I’ve struggled for years with my weight. As a baby, I always had a “podge” (rounded tummy). My family thought it was cute and would eventually disappear. It didn’t and as a teenager my stomach was never flat. Even as an adult I still hate it. It’s not obvious but I am so aware of it. I put on weight easily, usually through stress and the time I spent with my father resulted in a dramatic weight gain. It was devastating and left me feeling disgusted with myself. I do not like the way I look. My wedding photos last year made me cry. I had put on so much weight. Where most brides loose weight for their wedding, mine crept up. Things with my father were still horrific last year. He played his usual money game with our wedding cash, I just ate and ate and ate, it was the only thing that made me feel a little better.

Yes, I am your typical comfort eater.

When I look in the mirror I see me. When I look at a photo of myself, I see someone else especially if I am caught off-guard and it is a natural shot, it makes me sick.

How awful is that?

I put weight on the most around my face. I hate that. Why can’t it go to my breasts?! Haha.

It only makes me more self-conscious than I already am. I joined Weight Watchers On line last summer and dropped a bit of weight but as soon as any stress started, I put most of it back on. I am back on-line now and adamant to get it right.

Since a child I have bitten my nails. My mother and sister have lovely nails, I never knew why I started or why it was never stopped. My nails are tiny as my hands are very small. Plus since I developed Urticaria (a skin problem where if scratched can result in raised lines on the surface of the skin – it’s linked to stress) I have to avoid scratching my skin so long nails aren’t really an option.

Does this all sound like I’m aching for sympathy? I’m not. I’m just saying it as it is.

To the girl who told me I should be ashamed of myself:

Look at me. I don’t love myself. I wish I did.

Perhaps one day I will.

3. Sex and respect, Part 3.

My family never questioned why they never met my boyfriends. I kept many of them away, with so many hidden secrets I could not risk them being exposed. My family were needy and I was sure they would reveal themselves at some point and uncover my pretence.

My mother rarely asked about my love life. By the time I reached my early twenties, my sister had been with her boyfriend for eight years. They married when I was twenty two. Her relationship was far more important. I couldn’t turn to her with boyfriend problems. She had only experienced it with one man. She was lucky as he was devoted to her, she never had to deal with the games people played. I wanted to have those chats with my mum but she was more concerned with my sister. I felt she’d just laugh at me as I had always been a source of amusement to the pair of them.
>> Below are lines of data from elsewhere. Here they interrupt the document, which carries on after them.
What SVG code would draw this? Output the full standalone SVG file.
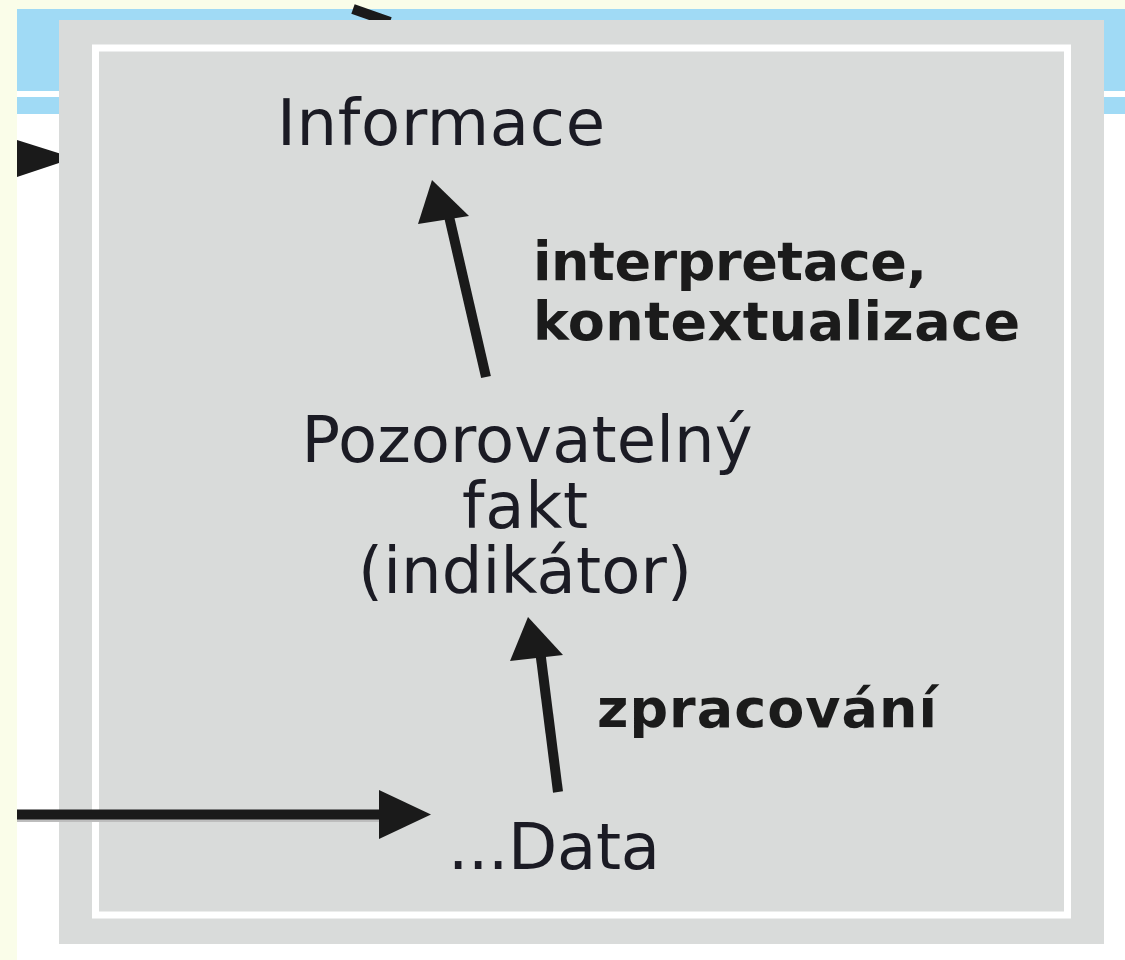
<svg xmlns="http://www.w3.org/2000/svg" width="1125" height="960" viewBox="0 0 1125 960">
<style>
.node{font-family:"DejaVu Sans","Liberation Sans",Arial,sans-serif;font-size:64px;fill:#1b1b24;text-anchor:middle}
.lbl{font-family:"DejaVu Sans","Liberation Sans",Arial,sans-serif;font-size:54px;font-weight:bold;fill:#1b1b1b}
.arr{stroke:#1a1a1a;stroke-width:10;fill:none}
.head{fill:#1a1a1a}
</style>
<rect width="1125" height="960" fill="#ffffff"/>
<rect x="0" y="0" width="1125" height="9" fill="#fafde9"/>
<rect x="0" y="0" width="17" height="960" fill="#fafde9"/>
<rect x="17" y="9" width="1108" height="82" fill="#a0daf5"/>
<rect x="17" y="97" width="1108" height="17" fill="#a0daf5"/>
<g id="connectors">
<line x1="353" y1="9" x2="390" y2="22" class="arr" stroke-width="9"/>
<polygon class="head" points="17,140 74,158 17,177"/>
</g>
<rect id="panel" x="59" y="20" width="1045" height="924" fill="#d9dbda"/>
<rect x="95.5" y="48" width="972" height="867" fill="none" stroke="#ffffff" stroke-width="7"/>
<g id="connectors-main">
<line x1="17" y1="820.5" x2="381" y2="820.5" stroke="#bdbdbd" stroke-width="3"/>
<line x1="17" y1="814.5" x2="385" y2="814.5" class="arr" stroke-width="9"/>
<polygon class="head" points="379,790 431,814.5 379,839"/>
<line x1="486" y1="377" x2="448" y2="212" class="arr"/>
<polygon class="head" points="432,180 469,216 418,224"/>
<line x1="558" y1="792" x2="540" y2="650" class="arr"/>
<polygon class="head" points="528,617 563,655 510,661"/>
</g>
<g id="node-informace"><text class="node" x="441" y="145" textLength="328" lengthAdjust="spacing">Informace</text></g>
<g id="node-fakt">
<text class="node" x="527" y="462" textLength="451" lengthAdjust="spacing">Pozorovatelný</text>
<text class="node" x="525" y="528" textLength="126" lengthAdjust="spacing">fakt</text>
<text class="node" x="525" y="593" textLength="334" lengthAdjust="spacing">(indikátor)</text>
</g>
<g id="node-data"><text class="node" x="554" y="869" textLength="212" lengthAdjust="spacing">...Data</text></g>
<g id="label-interpretace">
<text class="lbl" x="533" y="280" textLength="394" lengthAdjust="spacing">interpretace,</text>
<text class="lbl" x="533" y="340" textLength="487" lengthAdjust="spacing">kontextualizace</text>
</g>
<g id="label-zpracovani"><text class="lbl" x="597" y="727" textLength="340" lengthAdjust="spacing">zpracování</text></g>
</svg>
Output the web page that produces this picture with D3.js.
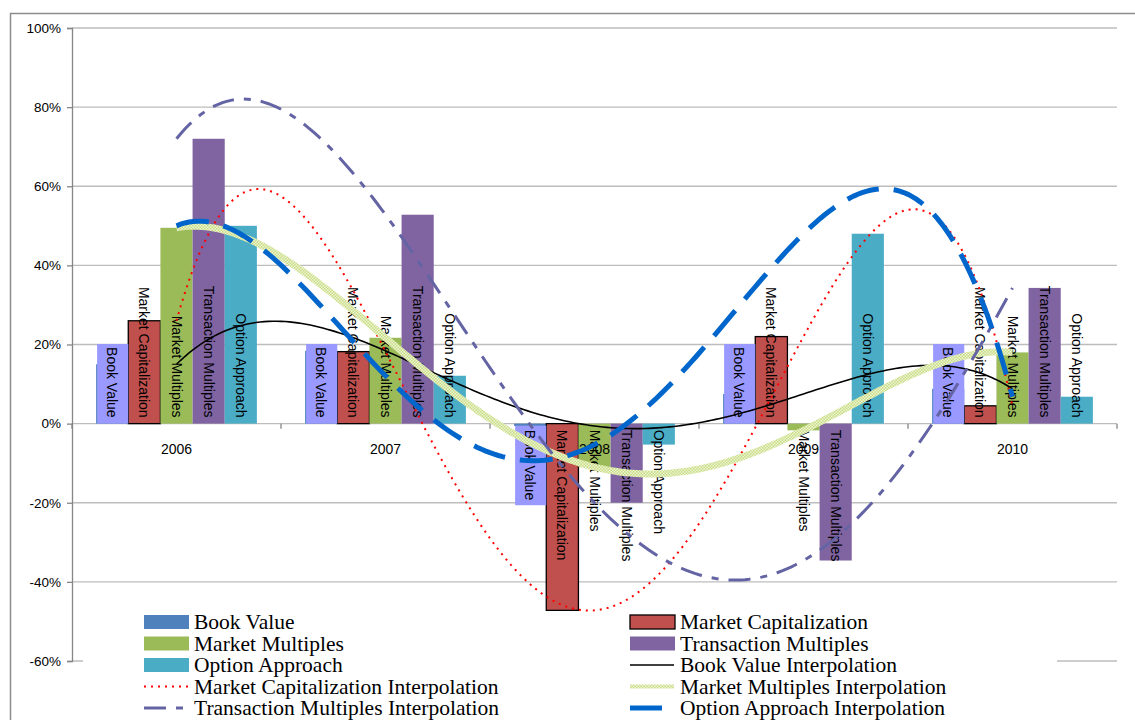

I could hardly turn to my father, he would only use it as a weapon against me in the future, saving all the casual remarks I made to him or the times I was truly upset and using them to insult me. I wouldn’t tell friends in fear they would laugh too. I just kept it concealed from everyone.

I continued to meet pointless men and have disastrous, fleeting relationships. Everything was meaningless and had no depth. I longed to meet someone I connected with. In 2007, after dating an imbecile, I decided enough was enough. I was at my lowest. Things were awful at home with my father, I was unhappy in my career and I had put on over two stone in weight in the space of two years. It was time for a drastic change.

In the space of four months, I managed to shed the two stone I had put on. My confidence had returned and it didn’t take long for the men to follow. This time it felt different and the confidence felt real. I actually had a bit of fun that year and I didn’t berate myself for it either.

By 2008 and the point I met my husband David, I looked back on my dating and sexual history. I was surprised by how many worthless men I had met and how I had lowered my respect for myself so much. I wished that I could have discovered true inner confidence sooner and not fallen for the compliments in the dating game. I wish I wasn’t so desperate to feel loved or be needed by a man. I just looked for everything my father was not giving me and I don’t mean that in an incestuous way. I mean security, love, kindness, honesty and most of all,


I wish I had learnt these lessons earlier and been a bit more prepared. All my friends had long term relationships and weren’t seeming to be making the stupid mistakes that I was. I needed the guidance from the two people you expect to get it from.

I was lucky to meet my husband at the right time and feel like I was truly worth something, I was attractive and appealing and that I deserved love and respect from a man.